Tonight we attended Holy Thursday liturgy at a Capuchin parish were the Society of St. Vincent de Paul really got established in Milwaukee. The service started with joy as we remembered Jesus breaking bread and giving out wine at his last dinner, giving us his body and blood, Eucharist, and telling his disciples to do the same in memory of him. The liturgy ends with the Eucharist being removed from the altar and put aside as we remember the agony of the garden, where Jesus realizes he will die for living what he taught, the Way of God.

My friend, Father Charles McCarthy says: “Holy Thursday of Holy Week is a dangerous memory because it is the memory of the institution of the Eucharistic with its two commands: ‘Do this in memory of me,’ and the ‘new commandment’: Love one another as I have loved you.”

In 2006 I was on a pilgrimage to Guatemala where Good Friday, the day remembering the death of Jesus on the cross, is the biggest holy day and holiday of the year. As I described in my pictorial essay Buried in Guatemala Good Friday in Guatemala is a day of celebration, bigger than Christmas or Easter in the USA. The Maya people of Guatemala who suffered so much really identify with Jesus on the cross. There are many processions in a joyful environment on Good Friday. The paradox of the cross is really evident; we celebrate the death of Jesus since we know that only through suffering and death can live with him.

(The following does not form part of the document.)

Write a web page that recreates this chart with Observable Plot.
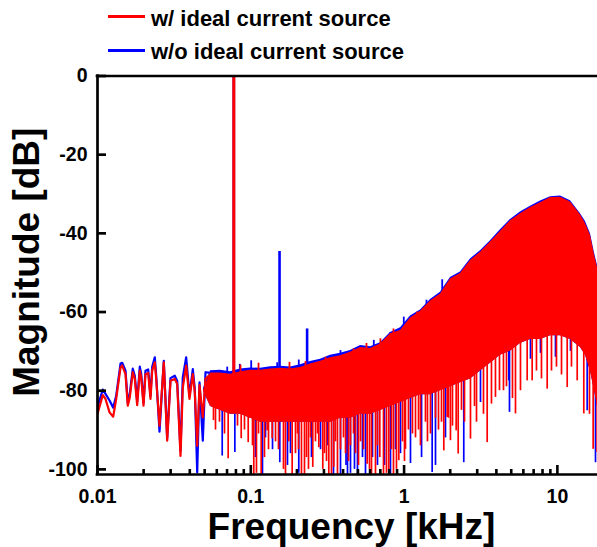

It is the paradox of the seed planted in the spring in the ground. It must die to rise again as a plant and produce fruit. The cross is the ultimate symbol of nonviolence, loving our neighbors and enemies and enduring pain and suffering for them or from them.

After Good Friday the hard work is done. Saturday we just need to wait till Sunday, when the Resurrection of Jesus happens and out of death we can say: “All is Well”.